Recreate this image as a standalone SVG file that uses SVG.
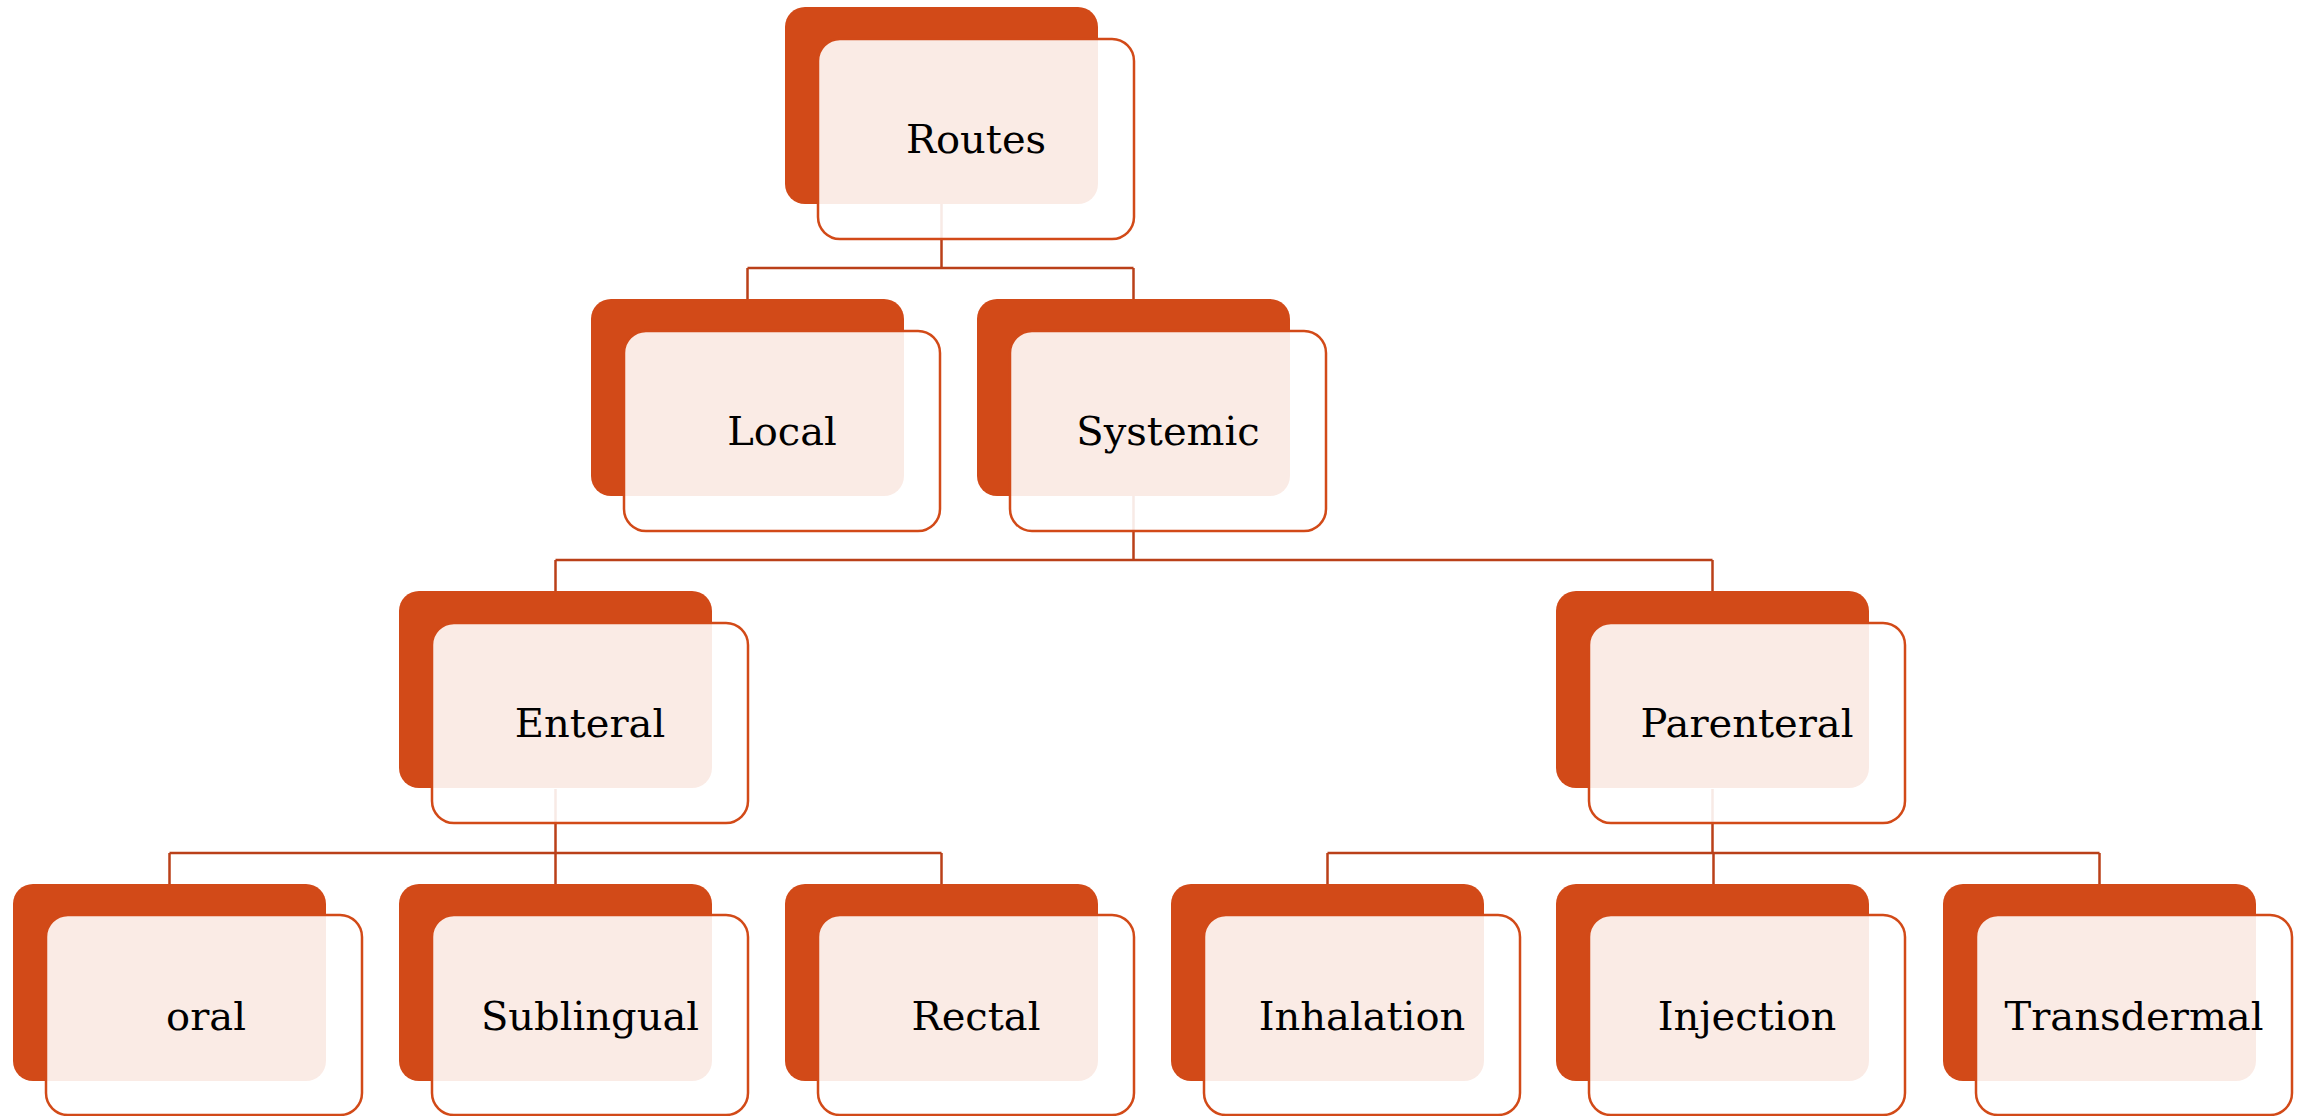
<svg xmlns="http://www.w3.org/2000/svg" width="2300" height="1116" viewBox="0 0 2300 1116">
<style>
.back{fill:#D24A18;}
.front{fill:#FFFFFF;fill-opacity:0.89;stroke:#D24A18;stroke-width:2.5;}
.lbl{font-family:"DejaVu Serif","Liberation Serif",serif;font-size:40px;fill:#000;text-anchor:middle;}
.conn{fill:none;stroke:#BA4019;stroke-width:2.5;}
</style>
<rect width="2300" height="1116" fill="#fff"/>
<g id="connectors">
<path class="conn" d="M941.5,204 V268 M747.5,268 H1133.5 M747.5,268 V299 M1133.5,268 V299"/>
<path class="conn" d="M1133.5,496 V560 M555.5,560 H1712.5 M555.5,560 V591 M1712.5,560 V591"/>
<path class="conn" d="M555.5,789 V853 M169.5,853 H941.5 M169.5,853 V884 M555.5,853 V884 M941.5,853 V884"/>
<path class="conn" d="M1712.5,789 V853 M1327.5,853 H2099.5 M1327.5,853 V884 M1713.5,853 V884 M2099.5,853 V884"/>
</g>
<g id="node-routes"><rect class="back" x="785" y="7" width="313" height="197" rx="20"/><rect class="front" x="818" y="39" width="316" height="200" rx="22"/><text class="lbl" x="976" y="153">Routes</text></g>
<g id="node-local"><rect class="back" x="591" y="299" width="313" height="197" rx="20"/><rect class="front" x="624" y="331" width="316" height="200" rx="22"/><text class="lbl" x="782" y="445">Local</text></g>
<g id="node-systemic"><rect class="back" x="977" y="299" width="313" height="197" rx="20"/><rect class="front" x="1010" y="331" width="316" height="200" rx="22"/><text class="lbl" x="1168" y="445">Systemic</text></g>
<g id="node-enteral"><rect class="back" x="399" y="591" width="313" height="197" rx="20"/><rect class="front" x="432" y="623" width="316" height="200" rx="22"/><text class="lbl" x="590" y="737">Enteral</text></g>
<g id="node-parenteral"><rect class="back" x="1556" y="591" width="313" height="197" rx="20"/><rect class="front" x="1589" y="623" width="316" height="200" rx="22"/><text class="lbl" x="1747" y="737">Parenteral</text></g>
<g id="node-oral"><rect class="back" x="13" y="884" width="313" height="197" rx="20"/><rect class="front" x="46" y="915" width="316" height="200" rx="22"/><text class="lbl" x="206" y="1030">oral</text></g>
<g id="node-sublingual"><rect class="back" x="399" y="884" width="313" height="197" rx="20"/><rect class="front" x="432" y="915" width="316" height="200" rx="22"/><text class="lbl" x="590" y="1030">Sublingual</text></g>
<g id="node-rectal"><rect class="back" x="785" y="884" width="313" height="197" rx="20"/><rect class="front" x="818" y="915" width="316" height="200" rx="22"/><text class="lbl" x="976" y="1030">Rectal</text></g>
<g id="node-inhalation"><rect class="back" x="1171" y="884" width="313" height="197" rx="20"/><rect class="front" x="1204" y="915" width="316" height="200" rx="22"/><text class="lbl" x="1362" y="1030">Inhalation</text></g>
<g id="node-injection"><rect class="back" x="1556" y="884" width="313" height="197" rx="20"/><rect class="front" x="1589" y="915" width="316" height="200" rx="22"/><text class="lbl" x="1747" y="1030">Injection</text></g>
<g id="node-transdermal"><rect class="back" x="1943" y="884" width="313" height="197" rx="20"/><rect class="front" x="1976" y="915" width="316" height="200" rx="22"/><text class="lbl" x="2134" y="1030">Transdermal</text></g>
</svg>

==========

## What is asked
Every line of the data should be copied as it stands, without the images.

## Task output
Recreate this image as a standalone SVG file that uses SVG.
<svg xmlns="http://www.w3.org/2000/svg" width="2300" height="1116" viewBox="0 0 2300 1116">
<style>
.back{fill:#D24A18;}
.front{fill:#FFFFFF;fill-opacity:0.89;stroke:#D24A18;stroke-width:2.5;}
.lbl{font-family:"DejaVu Serif","Liberation Serif",serif;font-size:40px;fill:#000;text-anchor:middle;}
.conn{fill:none;stroke:#BA4019;stroke-width:2.5;}
</style>
<rect width="2300" height="1116" fill="#fff"/>
<g id="connectors">
<path class="conn" d="M941.5,204 V268 M747.5,268 H1133.5 M747.5,268 V299 M1133.5,268 V299"/>
<path class="conn" d="M1133.5,496 V560 M555.5,560 H1712.5 M555.5,560 V591 M1712.5,560 V591"/>
<path class="conn" d="M555.5,789 V853 M169.5,853 H941.5 M169.5,853 V884 M555.5,853 V884 M941.5,853 V884"/>
<path class="conn" d="M1712.5,789 V853 M1327.5,853 H2099.5 M1327.5,853 V884 M1713.5,853 V884 M2099.5,853 V884"/>
</g>
<g id="node-routes"><rect class="back" x="785" y="7" width="313" height="197" rx="20"/><rect class="front" x="818" y="39" width="316" height="200" rx="22"/><text class="lbl" x="976" y="153">Routes</text></g>
<g id="node-local"><rect class="back" x="591" y="299" width="313" height="197" rx="20"/><rect class="front" x="624" y="331" width="316" height="200" rx="22"/><text class="lbl" x="782" y="445">Local</text></g>
<g id="node-systemic"><rect class="back" x="977" y="299" width="313" height="197" rx="20"/><rect class="front" x="1010" y="331" width="316" height="200" rx="22"/><text class="lbl" x="1168" y="445">Systemic</text></g>
<g id="node-enteral"><rect class="back" x="399" y="591" width="313" height="197" rx="20"/><rect class="front" x="432" y="623" width="316" height="200" rx="22"/><text class="lbl" x="590" y="737">Enteral</text></g>
<g id="node-parenteral"><rect class="back" x="1556" y="591" width="313" height="197" rx="20"/><rect class="front" x="1589" y="623" width="316" height="200" rx="22"/><text class="lbl" x="1747" y="737">Parenteral</text></g>
<g id="node-oral"><rect class="back" x="13" y="884" width="313" height="197" rx="20"/><rect class="front" x="46" y="915" width="316" height="200" rx="22"/><text class="lbl" x="206" y="1030">oral</text></g>
<g id="node-sublingual"><rect class="back" x="399" y="884" width="313" height="197" rx="20"/><rect class="front" x="432" y="915" width="316" height="200" rx="22"/><text class="lbl" x="590" y="1030">Sublingual</text></g>
<g id="node-rectal"><rect class="back" x="785" y="884" width="313" height="197" rx="20"/><rect class="front" x="818" y="915" width="316" height="200" rx="22"/><text class="lbl" x="976" y="1030">Rectal</text></g>
<g id="node-inhalation"><rect class="back" x="1171" y="884" width="313" height="197" rx="20"/><rect class="front" x="1204" y="915" width="316" height="200" rx="22"/><text class="lbl" x="1362" y="1030">Inhalation</text></g>
<g id="node-injection"><rect class="back" x="1556" y="884" width="313" height="197" rx="20"/><rect class="front" x="1589" y="915" width="316" height="200" rx="22"/><text class="lbl" x="1747" y="1030">Injection</text></g>
<g id="node-transdermal"><rect class="back" x="1943" y="884" width="313" height="197" rx="20"/><rect class="front" x="1976" y="915" width="316" height="200" rx="22"/><text class="lbl" x="2134" y="1030">Transdermal</text></g>
</svg>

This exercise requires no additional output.